— Aim —
Print, word for word, every line from the beginning of the listing up to and including the line with "import numpy as np". Pictures are to be excluded.

— Dataset excerpt —

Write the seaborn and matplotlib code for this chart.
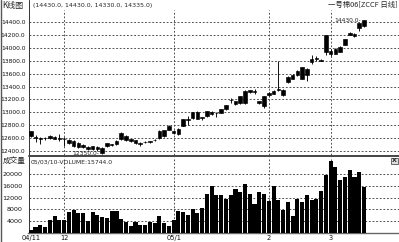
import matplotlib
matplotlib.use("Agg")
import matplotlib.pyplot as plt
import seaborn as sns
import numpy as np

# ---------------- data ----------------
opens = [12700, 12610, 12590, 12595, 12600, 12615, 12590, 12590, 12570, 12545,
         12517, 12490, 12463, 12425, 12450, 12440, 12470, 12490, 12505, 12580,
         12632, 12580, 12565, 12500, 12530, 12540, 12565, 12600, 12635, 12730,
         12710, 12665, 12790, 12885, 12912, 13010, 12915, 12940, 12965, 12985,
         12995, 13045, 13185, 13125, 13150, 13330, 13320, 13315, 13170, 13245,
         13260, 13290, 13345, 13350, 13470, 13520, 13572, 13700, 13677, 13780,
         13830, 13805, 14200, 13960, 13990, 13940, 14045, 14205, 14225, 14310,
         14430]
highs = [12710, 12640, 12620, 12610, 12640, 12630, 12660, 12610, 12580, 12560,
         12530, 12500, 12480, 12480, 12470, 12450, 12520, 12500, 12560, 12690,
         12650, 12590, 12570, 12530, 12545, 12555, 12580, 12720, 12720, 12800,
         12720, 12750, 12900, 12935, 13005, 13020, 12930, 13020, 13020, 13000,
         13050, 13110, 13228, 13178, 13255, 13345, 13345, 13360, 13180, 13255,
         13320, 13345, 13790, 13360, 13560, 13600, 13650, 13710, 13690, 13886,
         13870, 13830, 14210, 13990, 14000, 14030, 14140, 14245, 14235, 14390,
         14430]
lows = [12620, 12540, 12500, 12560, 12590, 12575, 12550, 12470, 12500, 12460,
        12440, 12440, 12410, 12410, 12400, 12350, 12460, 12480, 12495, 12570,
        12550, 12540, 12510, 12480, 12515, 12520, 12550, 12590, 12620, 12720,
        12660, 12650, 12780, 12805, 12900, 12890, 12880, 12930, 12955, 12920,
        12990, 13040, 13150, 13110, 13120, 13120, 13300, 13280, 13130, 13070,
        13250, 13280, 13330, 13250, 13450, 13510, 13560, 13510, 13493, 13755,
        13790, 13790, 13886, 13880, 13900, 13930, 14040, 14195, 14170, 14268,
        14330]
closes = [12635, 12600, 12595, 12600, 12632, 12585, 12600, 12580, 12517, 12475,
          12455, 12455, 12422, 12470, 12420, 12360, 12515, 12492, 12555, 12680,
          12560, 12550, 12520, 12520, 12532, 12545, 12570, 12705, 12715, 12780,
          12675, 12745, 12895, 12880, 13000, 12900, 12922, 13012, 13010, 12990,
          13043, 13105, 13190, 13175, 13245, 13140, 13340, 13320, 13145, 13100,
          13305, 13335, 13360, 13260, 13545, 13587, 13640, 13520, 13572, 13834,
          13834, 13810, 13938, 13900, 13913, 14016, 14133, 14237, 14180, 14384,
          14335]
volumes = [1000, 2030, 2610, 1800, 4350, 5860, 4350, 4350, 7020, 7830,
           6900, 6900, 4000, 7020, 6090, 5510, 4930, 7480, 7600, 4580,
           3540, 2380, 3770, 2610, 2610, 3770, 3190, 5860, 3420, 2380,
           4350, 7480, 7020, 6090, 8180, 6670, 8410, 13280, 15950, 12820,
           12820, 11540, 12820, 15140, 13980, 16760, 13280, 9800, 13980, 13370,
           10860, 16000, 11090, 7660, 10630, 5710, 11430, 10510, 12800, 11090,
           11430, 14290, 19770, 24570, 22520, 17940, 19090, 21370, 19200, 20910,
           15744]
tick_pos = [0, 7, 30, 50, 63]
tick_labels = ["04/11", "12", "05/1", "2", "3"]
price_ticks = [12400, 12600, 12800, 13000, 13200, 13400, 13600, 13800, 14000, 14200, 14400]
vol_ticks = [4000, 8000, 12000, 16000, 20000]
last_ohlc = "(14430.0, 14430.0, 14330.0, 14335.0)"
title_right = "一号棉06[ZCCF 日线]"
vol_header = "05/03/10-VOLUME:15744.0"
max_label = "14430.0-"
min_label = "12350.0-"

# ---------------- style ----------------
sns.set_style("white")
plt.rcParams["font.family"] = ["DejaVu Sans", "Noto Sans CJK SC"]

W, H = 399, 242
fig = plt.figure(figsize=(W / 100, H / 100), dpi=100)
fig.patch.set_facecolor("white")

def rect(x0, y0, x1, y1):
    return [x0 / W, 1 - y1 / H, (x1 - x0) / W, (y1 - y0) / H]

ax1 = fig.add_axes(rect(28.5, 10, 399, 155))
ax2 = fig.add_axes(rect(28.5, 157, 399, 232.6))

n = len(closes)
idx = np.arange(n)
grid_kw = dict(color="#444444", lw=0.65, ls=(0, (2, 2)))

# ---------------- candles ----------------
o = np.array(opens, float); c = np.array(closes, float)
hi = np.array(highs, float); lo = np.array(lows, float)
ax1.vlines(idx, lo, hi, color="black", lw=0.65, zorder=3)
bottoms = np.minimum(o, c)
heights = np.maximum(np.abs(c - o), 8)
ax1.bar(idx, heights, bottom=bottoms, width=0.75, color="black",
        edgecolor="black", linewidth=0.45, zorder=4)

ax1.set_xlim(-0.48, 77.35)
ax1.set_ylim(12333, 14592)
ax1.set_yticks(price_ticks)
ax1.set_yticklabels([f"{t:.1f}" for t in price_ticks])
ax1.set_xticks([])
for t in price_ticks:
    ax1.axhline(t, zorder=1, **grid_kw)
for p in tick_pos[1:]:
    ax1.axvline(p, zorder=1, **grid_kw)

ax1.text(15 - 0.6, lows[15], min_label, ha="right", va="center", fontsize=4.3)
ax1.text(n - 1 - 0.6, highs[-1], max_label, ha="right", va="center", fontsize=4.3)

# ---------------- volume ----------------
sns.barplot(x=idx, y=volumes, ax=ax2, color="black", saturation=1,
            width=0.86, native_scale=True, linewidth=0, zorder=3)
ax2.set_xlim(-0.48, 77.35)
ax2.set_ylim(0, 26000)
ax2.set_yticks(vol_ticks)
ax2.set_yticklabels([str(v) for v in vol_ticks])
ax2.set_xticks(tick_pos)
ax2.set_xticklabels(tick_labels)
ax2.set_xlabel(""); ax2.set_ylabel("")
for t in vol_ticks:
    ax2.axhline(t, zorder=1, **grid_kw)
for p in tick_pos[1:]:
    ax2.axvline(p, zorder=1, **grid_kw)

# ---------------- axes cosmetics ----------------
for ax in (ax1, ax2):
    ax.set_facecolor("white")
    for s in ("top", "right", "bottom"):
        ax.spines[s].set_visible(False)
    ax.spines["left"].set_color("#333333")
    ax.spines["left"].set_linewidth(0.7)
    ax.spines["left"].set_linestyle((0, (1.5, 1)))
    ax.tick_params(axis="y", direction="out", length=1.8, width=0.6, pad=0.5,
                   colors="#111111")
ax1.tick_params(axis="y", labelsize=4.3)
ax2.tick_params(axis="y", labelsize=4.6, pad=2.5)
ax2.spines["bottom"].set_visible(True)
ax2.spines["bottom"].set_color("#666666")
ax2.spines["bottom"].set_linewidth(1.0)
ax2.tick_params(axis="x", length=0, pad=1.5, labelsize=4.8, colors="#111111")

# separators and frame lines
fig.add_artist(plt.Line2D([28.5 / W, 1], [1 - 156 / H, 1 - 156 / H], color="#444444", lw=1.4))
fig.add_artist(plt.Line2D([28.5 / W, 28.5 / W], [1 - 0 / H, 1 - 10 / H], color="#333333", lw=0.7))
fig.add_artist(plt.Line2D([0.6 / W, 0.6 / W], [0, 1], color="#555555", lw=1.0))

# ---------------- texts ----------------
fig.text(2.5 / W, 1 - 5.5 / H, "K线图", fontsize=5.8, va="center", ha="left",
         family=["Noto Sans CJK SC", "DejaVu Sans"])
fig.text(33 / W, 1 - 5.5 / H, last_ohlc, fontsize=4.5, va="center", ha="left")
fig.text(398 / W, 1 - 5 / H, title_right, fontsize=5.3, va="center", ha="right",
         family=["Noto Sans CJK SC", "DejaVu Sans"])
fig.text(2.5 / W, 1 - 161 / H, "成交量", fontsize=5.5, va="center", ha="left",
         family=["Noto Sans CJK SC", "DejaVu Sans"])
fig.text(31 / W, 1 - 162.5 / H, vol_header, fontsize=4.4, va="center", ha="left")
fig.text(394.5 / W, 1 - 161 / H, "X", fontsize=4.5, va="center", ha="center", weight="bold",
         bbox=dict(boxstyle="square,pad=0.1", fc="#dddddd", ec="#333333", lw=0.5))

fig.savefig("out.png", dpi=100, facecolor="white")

— The response —
Write the seaborn and matplotlib code for this chart.
import matplotlib
matplotlib.use("Agg")
import matplotlib.pyplot as plt
import seaborn as sns
import numpy as np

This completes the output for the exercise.